When the total personal income of Californian's drop, we have a problem funding public education. In 2008, taxable personal income fell about 9% from the year before and the taxes due on it fell 18%.  Compared to 2006-07, by 2010-11 taxable sales had fallen 11%.

If we had responsible leaders in our State government, tax revenue from a one-time corporation IPO would not be a factor in budgeting. What would be a factor is employment numbers. That's all that matters in California.

That great economic miracle, Facebook, launched in 2004 now has about 3,200 employees and some in California's tech sector.

Over the last decade, in the process of acquiring 59 companies HP has announced job cuts totaling 120,000 some in the California Tech Sector. Right now HP's workforce is about 350,000 with 54,500 in the U.S. including about 16,000 in California.

While exact numbers are not publicly available, it is likely that while Facebook, one of our wow-isn't-this-an-economic-dynamo tech companies, was hiring 3,000 people, HP, one of our former wow-isn't-this-an-economic-dynamo tech companies, likely laid off 5,000 Californians.

Yeah, sure, there will be some income tax revenue from the Facebook IPO in the next year. At the same time, income tax revenue from employment plus sales tax revenue will remain stagnant or even decline, in constant dollars.

Since 1990, the tech sector - with the help of California's Democratic Party politicians - defrauded Californian's into thinking tech was going to be the source of stable job growth and therefore stable tax revenue growth. In fact, it is as unstable as the construction and the film industries, and maybe even as seasonal as agriculture. But those politicians raised long-term spending commitments in years when one-time extra revenues came in.

For government and schools in California, how Moonbeam and the Legislature handle the 2012-13 Budget will be critical. Honest leadership requires forcing Californian's to face up to the fact that taxes on personal income and sales cannot sustain the current General Fund expenditure levels, even with Brown's tax-the-rich-and-the-poor scheme. The Great California Slump will continue.

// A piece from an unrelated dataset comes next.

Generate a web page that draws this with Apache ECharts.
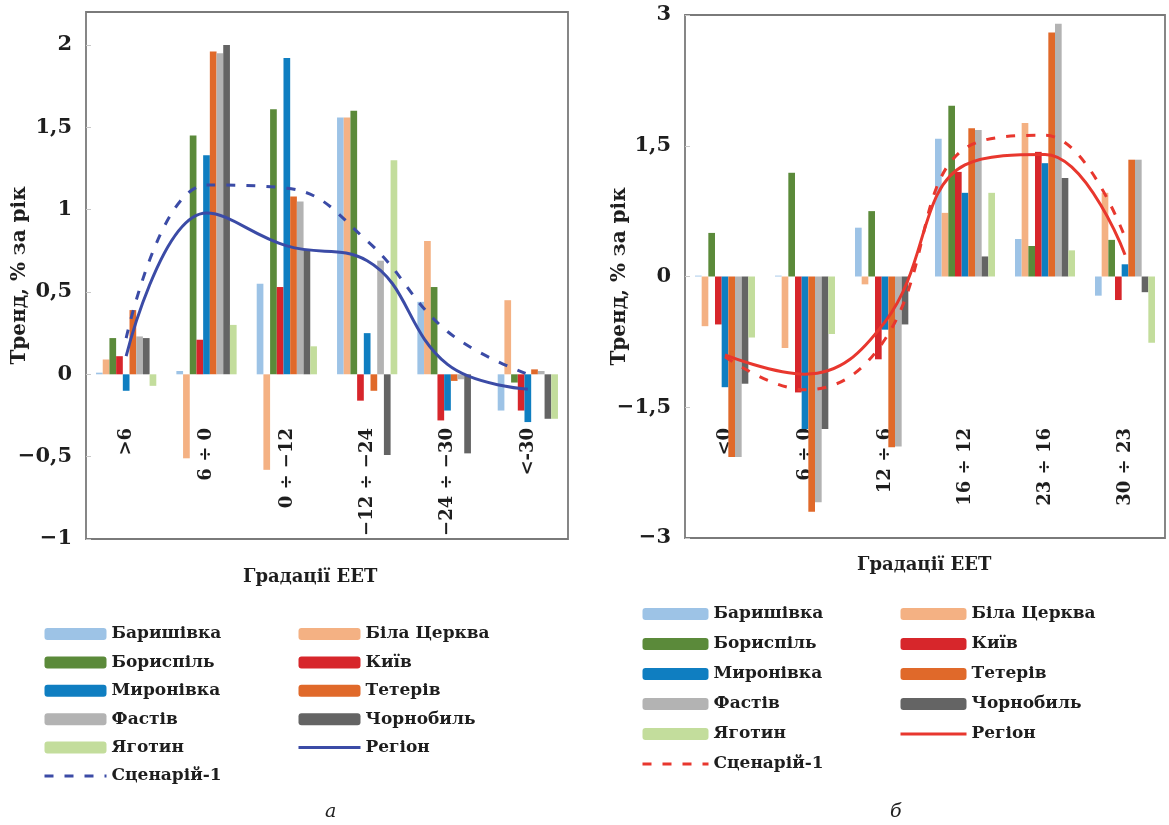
<!DOCTYPE html>
<html><head><meta charset="utf-8">
<script src="https://cdn.jsdelivr.net/npm/echarts@6/dist/echarts.min.js"></script>
<style>
html,body{margin:0;padding:0;background:#fff;}
#a{position:absolute;left:0;top:0;width:590px;height:825px;}
#b{position:absolute;left:590px;top:0;width:579px;height:825px;}
</style></head><body>
<div id="a"></div><div id="b"></div>
<script>
// ---------- data ----------
const stations = ['Баришівка','Біла Церква','Бориспіль','Київ','Миронівка','Тетерів','Фастів','Чорнобиль','Яготин'];
const colors = ['#9DC3E6','#F4B183','#5B8A3A','#D7262B','#0F7EC1','#E0692A','#B3B3B3','#646464','#C3DD9C'];

// chart а
const catsA = ['>6','6 ÷ 0','0 ÷ −12','−12 ÷ −24','−24 ÷ −30','<-30'];
const baryshivkaA = [0.01, 0.02, 0.55, 1.56, 0.44, -0.22];
const bilaTserkvaA = [0.09, -0.51, -0.58, 1.56, 0.81, 0.45];
const boryspilA = [0.22, 1.45, 1.61, 1.60, 0.53, -0.05];
const kyivA = [0.11, 0.21, 0.53, -0.16, -0.28, -0.22];
const myronivkaA = [-0.10, 1.33, 1.92, 0.25, -0.22, -0.29];
const teterivA = [0.39, 1.96, 1.08, -0.10, -0.04, 0.03];
const fastivA = [0.23, 1.95, 1.05, 0.69, -0.03, 0.02];
const chornobylA = [0.22, 2.00, 0.76, -0.49, -0.48, -0.27];
const yahotynA = [-0.07, 0.30, 0.17, 1.30, 0.0, -0.27];
const regionA = [0.11, 0.98, 0.78, 0.69, 0.06, -0.09];
const scenarioA = [0.22, 1.15, 1.13, 0.81, 0.26, 0.0];

// chart б
const catsB = ['<0','6 ÷ 0','12 ÷ 6','16 ÷ 12','23 ÷ 16','30 ÷ 23'];
const baryshivkaB = [0.01, 0.01, 0.56, 1.58, 0.43, -0.22];
const bilaTserkvaB = [-0.57, -0.82, -0.09, 0.73, 1.76, 0.96];
const boryspilB = [0.50, 1.19, 0.75, 1.96, 0.35, 0.42];
const kyivB = [-0.55, -1.33, -0.95, 1.20, 1.43, -0.27];
const myronivkaB = [-1.27, -1.75, -0.61, 0.96, 1.30, 0.14];
const teterivB = [-2.07, -2.70, -1.96, 1.70, 2.80, 1.34];
const fastivB = [-2.07, -2.59, -1.95, 1.68, 2.90, 1.34];
const chornobylB = [-1.23, -1.75, -0.55, 0.23, 1.13, -0.18];
const yahotynB = [-0.70, -0.66, 0.0, 0.96, 0.30, -0.76];
const regionB = [-0.90, -1.12, -0.52, 1.28, 1.40, 0.25];
const scenarioB = [-0.92, -1.30, -0.72, 1.47, 1.62, 0.45];

const seriesA = [baryshivkaA, bilaTserkvaA, boryspilA, kyivA, myronivkaA, teterivA, fastivA, chornobylA, yahotynA];
const seriesB = [baryshivkaB, bilaTserkvaB, boryspilB, kyivB, myronivkaB, teterivB, fastivB, chornobylB, yahotynB];

// ---------- rendering ----------
const FONT = '"DejaVu Serif", "Liberation Serif", serif';
const TXT = '#1e1e1e';
function fmt(v){
  if (Math.abs(v*2 - Math.round(v*2)) > 1e-6) return '';
  const s = String(Math.abs(Math.round(v*10)/10)).replace('.', ',');
  return (v < 0 ? '−' : '') + s;
}

function build(el, cfg){
  const ch = echarts.init(document.getElementById(el), null, {renderer:'canvas'});
  const series = stations.map((n,i)=>({
    name:n, type:'bar', data:cfg.bars[i], barGap:'0%', barCategoryGap:'25%',
    itemStyle:{color:colors[i]}, z:2
  }));
  series.push({name:'Регіон', type:'line', data:cfg.region, smooth:0.42, symbol:'none',
    lineStyle:{color:cfg.lineColor, width:3}, itemStyle:{color:cfg.lineColor}, z:5});
  series.push({name:'Сценарій-1', type:'line', data:cfg.scenario, smooth:0.42, symbol:'none',
    lineStyle:{color:cfg.lineColor, width:3, type:[9,11]}, itemStyle:{color:cfg.lineColor}, z:5});
  const legText = {fontFamily:FONT, fontWeight:'bold', fontSize:17, color:TXT, lineHeight:20};
  const noSym = {opacity:0};
  ch.setOption({
    animation:false,
    textStyle:{fontFamily:FONT},
    grid:{left:cfg.grid[0], top:cfg.grid[1], width:cfg.grid[2], height:cfg.grid[3],
      show:true, borderColor:'#7a7a7a', borderWidth:1.8, backgroundColor:'transparent'},
    xAxis:{type:'category', data:cfg.cats,
      axisLine:{show:false, onZero:false},
      axisTick:{show:false},
      axisLabel:{rotate:90, margin:cfg.labelMargin, interval:0, fontFamily:FONT, fontWeight:'bold', fontSize:18, color:TXT}},
    yAxis:{type:'value', min:cfg.ymin, max:cfg.ymax, interval:cfg.yint,
      name:'Тренд, % за рік', nameLocation:'middle', nameGap:cfg.nameGap, nameRotate:90, nameMoveOverlap:false,
      nameTextStyle:{fontFamily:FONT, fontWeight:'bold', fontSize:20, color:TXT},
      axisLine:{show:false}, splitLine:{show:false},
      axisTick:{show:true, inside:true, length:5, lineStyle:{color:'#c8c8c8'}},
      axisLabel:{formatter:fmt, showMaxLabel:cfg.showMax, margin:14, fontFamily:FONT, fontWeight:'bold', fontSize:21, color:TXT}},
    legend:[
      {orient:'vertical', left:cfg.leg1[0], top:cfg.leg1[1], itemWidth:cfg.legW, itemHeight:12, itemGap:cfg.legGap,
        data:['Баришівка','Бориспіль','Миронівка','Фастів','Яготин',{name:'Сценарій-1', itemStyle:noSym, lineStyle:{width:3}}], textStyle:legText, selectedMode:false},
      {orient:'vertical', left:cfg.leg2[0], top:cfg.leg2[1], itemWidth:cfg.legW, itemHeight:12, itemGap:cfg.legGap,
        data:['Біла Церква','Київ','Тетерів','Чорнобиль',{name:'Регіон', itemStyle:noSym, lineStyle:{width:3}}], textStyle:legText, selectedMode:false}
    ],
    graphic:[
      {type:'text', left:cfg.xname[0], top:cfg.xname[1], style:{text:'Градації ЕЕТ', font:'bold 18px '+FONT, fill:TXT}},
      {type:'text', left:cfg.cap[0], top:cfg.cap[1], style:{text:cfg.capText, font:'italic 19px '+FONT, fill:TXT}}
    ],
    series:series
  });
}

build('a', {
  cats:catsA, bars:seriesA, region:regionA, scenario:scenarioA, lineColor:'#3B4BA6',
  grid:[86,12,482,527], ymin:-1, ymax:2.2, yint:0.5, showMax:false, labelMargin:-111, nameGap:56,
  leg1:[38,619], leg2:[292,619], legW:62, legGap:8.4,
  xname:[243,568], cap:[325,803], capText:'а'
});
build('b', {
  cats:catsB, bars:seriesB, region:regionB, scenario:scenarioB, lineColor:'#E8372E',
  grid:[95,15,480,523], ymin:-3, ymax:3, yint:1.5, showMax:true, labelMargin:-110, nameGap:55,
  leg1:[46,599], leg2:[304,599], legW:66, legGap:10,
  xname:[267,556], cap:[300,803], capText:'б'
});
</script>
</body></html>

In February 2011, the truth about our situation was stated clearly and honestly to President Obama by one person who understood how the tech sector really works:
When Barack Obama joined Silicon Valley’s top luminaries for dinner in California last February, each guest was asked to come with a question for the president.

But as Steven P. Jobs of Apple spoke, President Obama interrupted with an inquiry of his own: what would it take to make iPhones in the United States?

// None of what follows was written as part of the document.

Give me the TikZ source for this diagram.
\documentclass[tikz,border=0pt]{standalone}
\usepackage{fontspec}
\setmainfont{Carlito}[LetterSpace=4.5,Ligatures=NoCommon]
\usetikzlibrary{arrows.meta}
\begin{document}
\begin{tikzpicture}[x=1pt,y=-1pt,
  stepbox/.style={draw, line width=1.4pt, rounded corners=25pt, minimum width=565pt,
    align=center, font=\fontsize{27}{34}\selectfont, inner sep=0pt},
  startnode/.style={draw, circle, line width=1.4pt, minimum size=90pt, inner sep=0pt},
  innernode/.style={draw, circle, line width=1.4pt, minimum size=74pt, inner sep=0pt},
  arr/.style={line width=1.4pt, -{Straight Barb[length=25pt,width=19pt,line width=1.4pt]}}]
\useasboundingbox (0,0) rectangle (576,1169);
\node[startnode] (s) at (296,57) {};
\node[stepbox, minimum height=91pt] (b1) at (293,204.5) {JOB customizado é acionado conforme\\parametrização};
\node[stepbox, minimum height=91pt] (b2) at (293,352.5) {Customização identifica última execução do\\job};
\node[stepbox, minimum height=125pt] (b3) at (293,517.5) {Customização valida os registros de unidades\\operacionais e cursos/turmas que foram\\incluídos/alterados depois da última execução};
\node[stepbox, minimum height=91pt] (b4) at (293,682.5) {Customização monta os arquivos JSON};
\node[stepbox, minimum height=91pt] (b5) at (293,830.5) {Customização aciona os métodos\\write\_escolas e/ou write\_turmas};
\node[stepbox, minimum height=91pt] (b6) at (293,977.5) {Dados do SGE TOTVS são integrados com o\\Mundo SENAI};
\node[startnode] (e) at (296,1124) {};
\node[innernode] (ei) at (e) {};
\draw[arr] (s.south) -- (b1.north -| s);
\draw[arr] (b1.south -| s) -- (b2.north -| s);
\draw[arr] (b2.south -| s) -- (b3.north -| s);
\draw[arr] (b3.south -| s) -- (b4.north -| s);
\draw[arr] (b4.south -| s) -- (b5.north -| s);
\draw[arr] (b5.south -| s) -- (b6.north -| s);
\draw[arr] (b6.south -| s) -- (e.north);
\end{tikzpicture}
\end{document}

Not long ago, Apple boasted that its products were made in America. Today, few are. Almost all of the 70 million iPhones, 30 million iPads and 59 million other products Apple sold last year were manufactured overseas.

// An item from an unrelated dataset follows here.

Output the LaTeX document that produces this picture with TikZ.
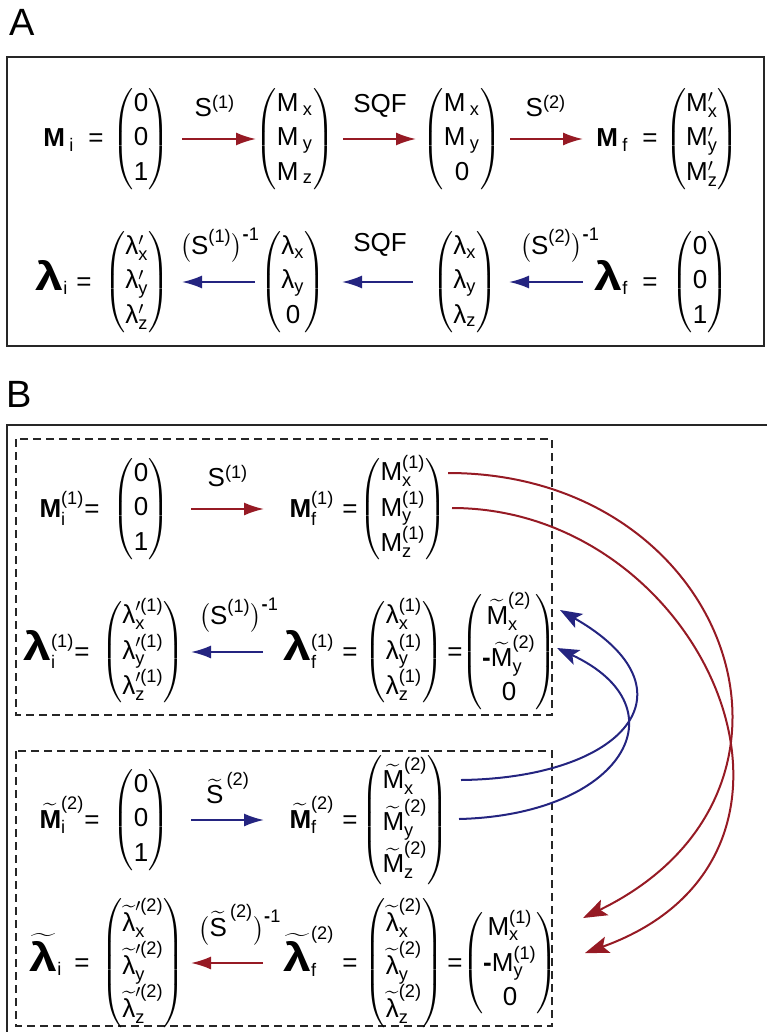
\documentclass[tikz,border=0pt]{standalone}
\usepackage{amsmath}
\usepackage{graphicx}
\usepackage{fontspec}
\setmainfont{Liberation Sans}
\usetikzlibrary{arrows.meta}

\definecolor{arrred}{RGB}{150,26,36}
\definecolor{arrblue}{RGB}{36,36,128}

\newcommand{\blam}{\scalebox{1.25}[1]{\fontsize{20}{20}\selectfont\textbf{λ}}}
\newcommand{\vc}[3]{$\begin{pmatrix}\text{#1}\\\text{#2}\\\text{#3}\end{pmatrix}$}
\renewcommand{\arraystretch}{1.1}

\begin{document}
\begin{tikzpicture}[x=0.5pt,y=-0.5pt,
    every node/.style={font=\fontsize{13}{15.6}\selectfont, inner sep=0pt},
    lhs/.style={anchor=base east},
    vec/.style={anchor=center},
    big/.style={font=\fontsize{19}{22}\selectfont},
    redarr/.style={arrred, line width=1pt, -{Latex[length=10pt,width=6.5pt]}},
    bluearr/.style={arrblue, line width=1pt, -{Latex[length=10pt,width=6.5pt]}},
    redcurve/.style={arrred, line width=1pt, -{Stealth[length=12pt,width=8.5pt,inset=2.5pt]}},
    bluecurve/.style={arrblue, line width=1pt, -{Stealth[length=11pt,width=8pt,inset=2.5pt]}},
    boxline/.style={line width=1.2pt, black!85},
    dashbox/.style={line width=1pt, black!85, dash pattern=on 4pt off 2.5pt}]
      \useasboundingbox (0,0) rectangle (767,1032);

      % panel A
      \node[big] (labA) at (22,22) {A};
      \draw[boxline] (7,57) rectangle (764,346);

      \node[lhs] (Mi) at (104,147) {\textbf{M}\,$_\text{i}$\hspace{7pt}=};
      \node[vec] (vA1) at (141,139) {\vc{0}{0}{1}};
      \node (lA1) at (215,106) {S$^\text{(1)}$};
      \node[vec] (vA2) at (295,139) {\vc{M\,$_\text{x}$}{M\,$_\text{y}$}{M\,$_\text{z}$}};
      \node (lA2) at (380,106) {SQF};
      \node[vec] (vA3) at (462,139) {\vc{M\,$_\text{x}$}{M\,$_\text{y}$}{0}};
      \node (lA3) at (546,106) {S$^\text{(2)}$};
      \node[lhs] (Mf) at (658,147) {\textbf{M}\,$_\text{f}$\hspace{7pt}=};
      \node[vec] (vA4) at (702,139) {\vc{M$^{\prime}_\text{x}$}{M$^{\prime}_\text{y}$}{M$^{\prime}_\text{z}$}};

      \node[lhs] (Li) at (92,290) {\blam$_\text{i}$\hspace{4pt}=};
      \node[vec] (vA5) at (137,282) {\vc{λ$^{\prime}_\text{x}$}{λ$^{\prime}_\text{y}$}{λ$^{\prime}_\text{z}$}};
      \node (lA4) at (220,245) {$\bigl(\text{S}^{\text{(1)}}\bigr)^{\text{\textbf{-}1}}$};
      \node[vec] (vA6) at (293,282) {\vc{λ$_\text{x}$}{λ$_\text{y}$}{0}};
      \node (lA5) at (380,245) {SQF};
      \node[vec] (vA7) at (465,282) {\vc{λ$_\text{x}$}{λ$_\text{y}$}{λ$_\text{z}$}};
      \node (lA6) at (560,245) {$\bigl(\text{S}^{\text{(2)}}\bigr)^{\text{\textbf{-}1}}$};
      \node[lhs] (Lf) at (658,290) {\blam$_\text{f}$\hspace{7pt}=};
      \node[vec] (vA8) at (700,282) {\vc{0}{0}{1}};

      \coordinate (a1) at (182,139); \coordinate (b1) at (256,139);
      \coordinate (a2) at (343,139); \coordinate (b2) at (416,139);
      \coordinate (a3) at (510,139); \coordinate (b3) at (583,139);
      \coordinate (a4) at (255,282); \coordinate (b4) at (182,282);
      \coordinate (a5) at (413,282); \coordinate (b5) at (342,282);
      \coordinate (a6) at (583,282); \coordinate (b6) at (509,282);
      \draw[redarr] (a1) -- (b1);
      \draw[redarr] (a2) -- (b2);
      \draw[redarr] (a3) -- (b3);
      \draw[bluearr] (a4) -- (b4);
      \draw[bluearr] (a5) -- (b5);
      \draw[bluearr] (a6) -- (b6);

      % panel B
      \node[big] (labB) at (19,394) {B};
      \draw[boxline] (7,1032) -- (7,425) -- (767,425);
      \draw[dashbox] (16,439) rectangle (552,715);
      \draw[dashbox] (16,751) rectangle (552,1026);

      \node[lhs] (Mi1) at (100,517) {\textbf{M}$^{\text{(1)}}_\text{i}$=};
      \node[vec] (vB1) at (141,509) {\vc{0}{0}{1}};
      \node (lB1) at (228,476) {S$^{\text{(1)}}$};
      \node[lhs] (Mf1) at (358,517) {\textbf{M}$^{\text{(1)}}_\text{f}$\hspace{4pt}=};
      \node[vec] (vB2) at (403,509) {\vc{M$^{\text{(1)}}_\text{x}$}{M$^{\text{(1)}}_\text{y}$}{M$^{\text{(1)}}_\text{z}$}};

      \node[lhs] (Li1) at (90,660) {\blam$^{\text{(1)}}_\text{i}$=};
      \node[vec] (vB3) at (143,652) {\vc{λ$^{\prime\text{(1)}}_\text{x}$}{λ$^{\prime\text{(1)}}_\text{y}$}{λ$^{\prime\text{(1)}}_\text{z}$}};
      \node (lB2) at (239,615) {$\bigl(\text{S}^{\text{(1)}}\bigr)^{\text{\textbf{-}1}}$};
      \node[lhs] (Lf1) at (358,660) {\blam$^{\text{(1)}}_\text{f}$\hspace{4pt}=};
      \node[vec] (vB4) at (404,652) {\vc{λ$^{\text{(1)}}_\text{x}$}{λ$^{\text{(1)}}_\text{y}$}{λ$^{\text{(1)}}_\text{z}$}};
      \node[anchor=base] (eB1) at (455,660) {=};
      \node[vec] (vB5) at (509,652) {\vc{$\widetilde{\text{M}}^{\text{(2)}}_\text{x}$}{\textbf{-}$\widetilde{\text{M}}^{\text{(2)}}_\text{y}$}{0}};

      \node[lhs] (Mi2) at (100,828) {$\widetilde{\textbf{M}}^{\text{(2)}}_\text{i}$=};
      \node[vec] (vB6) at (141,820) {\vc{0}{0}{1}};
      \node (lB3) at (228,788) {$\widetilde{\text{S}}^{\,\text{(2)}}$};
      \node[lhs] (Mf2) at (358,828) {$\widetilde{\textbf{M}}^{\text{(2)}}_\text{f}$\hspace{4pt}=};
      \node[vec] (vB7) at (405,820) {\vc{$\widetilde{\text{M}}^{\text{(2)}}_\text{x}$}{$\widetilde{\text{M}}^{\text{(2)}}_\text{y}$}{$\widetilde{\text{M}}^{\text{(2)}}_\text{z}$}};

      \node[lhs] (Li2) at (90,971) {$\widetilde{\text{\blam}}_\text{i}$\hspace{6pt}=};
      \node[vec] (vB8) at (143,963) {\vc{$\widetilde{\text{λ}}^{\prime\text{(2)}}_\text{x}$}{$\widetilde{\text{λ}}^{\prime\text{(2)}}_\text{y}$}{$\widetilde{\text{λ}}^{\prime\text{(2)}}_\text{z}$}};
      \node (lB4) at (240,925) {$\bigl(\widetilde{\text{S}}^{\,\text{(2)}}\bigr)^{\text{\textbf{-}1}}$};
      \node[lhs] (Lf2) at (358,971) {$\widetilde{\text{\blam}}^{\text{(2)}}_\text{f}$\hspace{4pt}=};
      \node[vec] (vB9) at (404,963) {\vc{$\widetilde{\text{λ}}^{\text{(2)}}_\text{x}$}{$\widetilde{\text{λ}}^{\text{(2)}}_\text{y}$}{$\widetilde{\text{λ}}^{\text{(2)}}_\text{z}$}};
      \node[anchor=base] (eB2) at (455,971) {=};
      \node[vec] (vB10) at (510,963) {\vc{M$^{\text{(1)}}_\text{x}$}{\textbf{-}M$^{\text{(1)}}_\text{y}$}{0}};

      \coordinate (c1) at (191,509); \coordinate (d1) at (264,509);
      \coordinate (c2) at (263,652); \coordinate (d2) at (191,652);
      \coordinate (c3) at (191,820); \coordinate (d3) at (264,820);
      \coordinate (c4) at (263,963); \coordinate (d4) at (191,963);
      \draw[redarr] (c1) -- (d1);
      \draw[bluearr] (c2) -- (d2);
      \draw[bluearr] (c3) -- (d3);
      \draw[redarr] (c4) -- (d4);

      % swapped components
      \coordinate (r1s) at (448,473); \coordinate (r1e) at (583,918);
      \coordinate (r2s) at (452,508); \coordinate (r2e) at (585,953);
      \coordinate (u1s) at (461,780); \coordinate (u1e) at (560,610);
      \coordinate (u2s) at (459,819); \coordinate (u2e) at (557,648);
      \draw[redcurve] (r1s) .. controls (730,473) and (842,792) .. (r1e);
      \draw[redcurve] (r2s) .. controls (706,508) and (856,856) .. (r2e);
      \draw[bluecurve] (u1s) .. controls (625,778) and (700,690) .. (u1e);
      \draw[bluecurve] (u2s) .. controls (622,815) and (685,708) .. (u2e);
    \end{tikzpicture}
\end{document}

Why can’t that work come home? Mr. Obama asked.

Mr. Jobs’s reply was unambiguous. "Those jobs aren’t coming back," he said....
The future of California's middle class cannot be found in venture capital used to create new technologies. As the New York Times article describing the exchange between Obama and Jobs noted:
The president’s question touched upon a central conviction at Apple. It isn’t just that workers are cheaper abroad. Rather, Apple’s executives believe the vast scale of overseas factories as well as the flexibility, diligence and industrial skills of foreign workers have so outpaced their American counterparts that "Made in the U.S.A." is no longer a viable option for most Apple products.
At some point in the future, there won't even be jobs flipping burgers at MacDonald's or restocking socks at Walmart because there won't be enough working Californian's who can afford to buy them. We need to educate and train our children for a 21st Century economy.

Californian's need to recognize the leadership offered by Molly Munger and pass her tax initiative measure designed specifically to achieve that goal. That would, of course, require California's upper middle class (those families with incomes between $80,000 and $500,000) to overcome its self-involvement addiction. Governor Moonbeam knows that won't happen because he doesn't want to take the political risk of providing honest leadership.